Write the lines out again, from the top of the material to the line containing "y_com = y + 0.14", pictures excluded.
##### Data shown #####
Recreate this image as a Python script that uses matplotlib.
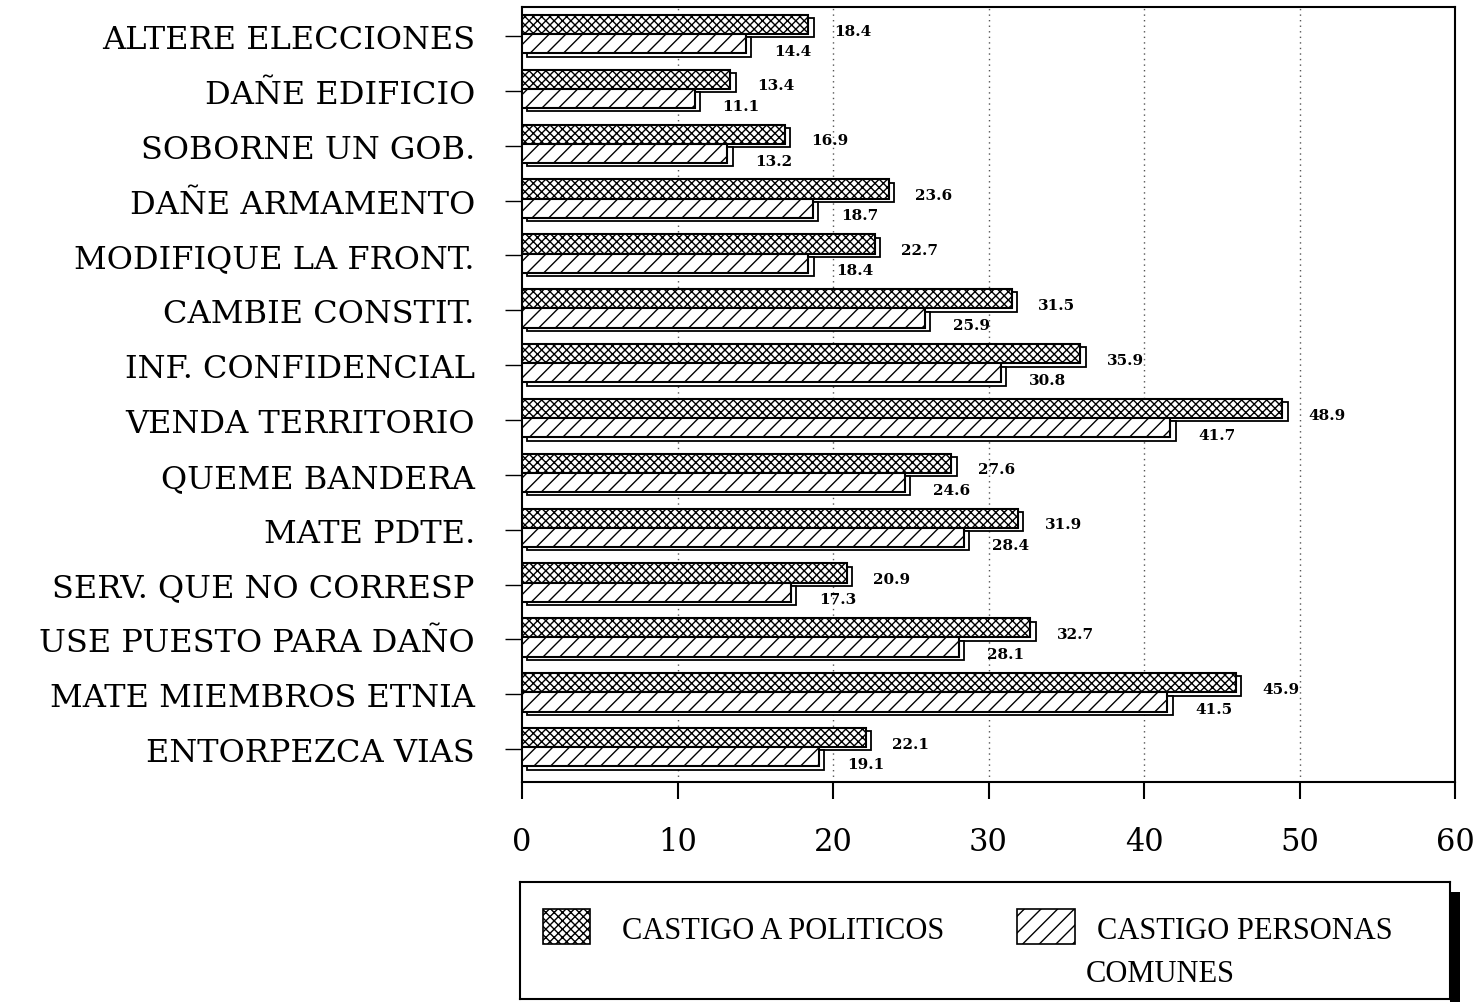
import matplotlib
matplotlib.use("Agg")
import matplotlib.pyplot as plt
from matplotlib.patches import Rectangle
import numpy as np

# values
categories = [
    "ALTERE ELECCIONES",
    "DAÑE EDIFICIO",
    "SOBORNE UN GOB.",
    "DAÑE ARMAMENTO",
    "MODIFIQUE LA FRONT.",
    "CAMBIE CONSTIT.",
    "INF. CONFIDENCIAL",
    "VENDA TERRITORIO",
    "QUEME BANDERA",
    "MATE PDTE.",
    "SERV. QUE NO CORRESP",
    "USE PUESTO PARA DAÑO",
    "MATE MIEMBROS ETNIA",
    "ENTORPEZCA VIAS",
]
politicos = [18.4, 13.4, 16.9, 23.6, 22.7, 31.5, 35.9, 48.9, 27.6, 31.9, 20.9, 32.7, 45.9, 22.1]
comunes = [14.4, 11.1, 13.2, 18.7, 18.4, 25.9, 30.8, 41.7, 24.6, 28.4, 17.3, 28.1, 41.5, 19.1]
legend_labels = ["CASTIGO A POLITICOS", "CASTIGO PERSONAS", "COMUNES"]
x_ticks = [0, 10, 20, 30, 40, 50, 60]

plt.rcParams["hatch.linewidth"] = 1.0
SERIF = "DejaVu Serif"

W, H = 1483, 1003
fig = plt.figure(figsize=(W / 100, H / 100), dpi=100)
ax = fig.add_axes([522 / W, 1 - 783 / H, (1455 - 522) / W, (783 - 8) / H])

y = np.arange(len(categories))
BAR_H = 0.35
DX, DY = 0.35, 0.06  # depth of the fake 3d side face

y_pol = y - 0.21
y_com = y + 0.14

# shadow / side faces
ax.barh(y_pol + DY, politicos, left=DX, height=BAR_H, color="white",
        edgecolor="black", linewidth=1.3, zorder=2)
ax.barh(y_pol, politicos, height=BAR_H, color="white", edgecolor="black",
        hatch="xxxx", linewidth=1.5, zorder=3)
ax.barh(y_com + DY, comunes, left=DX, height=BAR_H, color="white",
        edgecolor="black", linewidth=1.3, zorder=4)
ax.barh(y_com, comunes, height=BAR_H, color="white", edgecolor="black",
        hatch="//", linewidth=1.5, zorder=5)

for yi, p, c in zip(y, politicos, comunes):
    ax.text(p + 1.7, yi - 0.1, f"{p:.1f}", ha="left", va="center",
            fontsize=11, fontweight="bold", family=SERIF, zorder=6)
    ax.text(c + 1.8, yi + 0.27, f"{c:.1f}", ha="left", va="center",
            fontsize=11, fontweight="bold", family=SERIF, zorder=6)

ax.set_xlim(0, 60)
ax.set_ylim(len(categories) - 0.4, -0.53)
ax.set_xticks(x_ticks)
ax.set_xticklabels([str(t) for t in x_ticks], family=SERIF, fontsize=22)
ax.set_yticks(y)
ax.set_yticklabels(categories, family=SERIF, fontsize=23)
ax.tick_params(axis="x", length=12, width=1.5, pad=20, direction="out")
ax.tick_params(axis="y", length=12, width=1.0, pad=22, direction="out")

for t in x_ticks[1:-1]:
    ax.axvline(t, color="#555555", linestyle=(0, (1, 3)), linewidth=1.0, zorder=1)

for s in ax.spines.values():
    s.set_linewidth(1.5)
    s.set_color("black")

# legend box drawn by hand
lax = fig.add_axes([520 / W, 1 - 1000 / H, 930 / W, 117 / H])
lax.set_xlim(520, 1450)
lax.set_ylim(1000, 883)
lax.set_xticks([])
lax.set_yticks([])
for s in lax.spines.values():
    s.set_linewidth(1.5)
lax.add_patch(Rectangle((543, 910), 47, 35, facecolor="white", edgecolor="black",
                        hatch="xxxx", linewidth=1.2))
lax.add_patch(Rectangle((1017, 910), 58, 35, facecolor="white", edgecolor="black",
                        hatch="//", linewidth=1.2))
lax.text(622, 932, legend_labels[0], ha="left", va="center",
         family="Liberation Serif", fontsize=22)
lax.text(1097, 932, legend_labels[1], ha="left", va="center",
         family="Liberation Serif", fontsize=22)
lax.text(1160, 975, legend_labels[2], ha="center", va="center",
         family="Liberation Serif", fontsize=22)
fig.patches.append(Rectangle((1450 / W, 0), 10 / W, 110 / H, transform=fig.transFigure,
                             facecolor="black", edgecolor="none"))

fig.savefig("out.png", dpi=100)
#####
Solution to this task:
Recreate this image as a Python script that uses matplotlib.
import matplotlib
matplotlib.use("Agg")
import matplotlib.pyplot as plt
from matplotlib.patches import Rectangle
import numpy as np

# values
categories = [
    "ALTERE ELECCIONES",
    "DAÑE EDIFICIO",
    "SOBORNE UN GOB.",
    "DAÑE ARMAMENTO",
    "MODIFIQUE LA FRONT.",
    "CAMBIE CONSTIT.",
    "INF. CONFIDENCIAL",
    "VENDA TERRITORIO",
    "QUEME BANDERA",
    "MATE PDTE.",
    "SERV. QUE NO CORRESP",
    "USE PUESTO PARA DAÑO",
    "MATE MIEMBROS ETNIA",
    "ENTORPEZCA VIAS",
]
politicos = [18.4, 13.4, 16.9, 23.6, 22.7, 31.5, 35.9, 48.9, 27.6, 31.9, 20.9, 32.7, 45.9, 22.1]
comunes = [14.4, 11.1, 13.2, 18.7, 18.4, 25.9, 30.8, 41.7, 24.6, 28.4, 17.3, 28.1, 41.5, 19.1]
legend_labels = ["CASTIGO A POLITICOS", "CASTIGO PERSONAS", "COMUNES"]
x_ticks = [0, 10, 20, 30, 40, 50, 60]

plt.rcParams["hatch.linewidth"] = 1.0
SERIF = "DejaVu Serif"

W, H = 1483, 1003
fig = plt.figure(figsize=(W / 100, H / 100), dpi=100)
ax = fig.add_axes([522 / W, 1 - 783 / H, (1455 - 522) / W, (783 - 8) / H])

y = np.arange(len(categories))
BAR_H = 0.35
DX, DY = 0.35, 0.06  # depth of the fake 3d side face

y_pol = y - 0.21
y_com = y + 0.14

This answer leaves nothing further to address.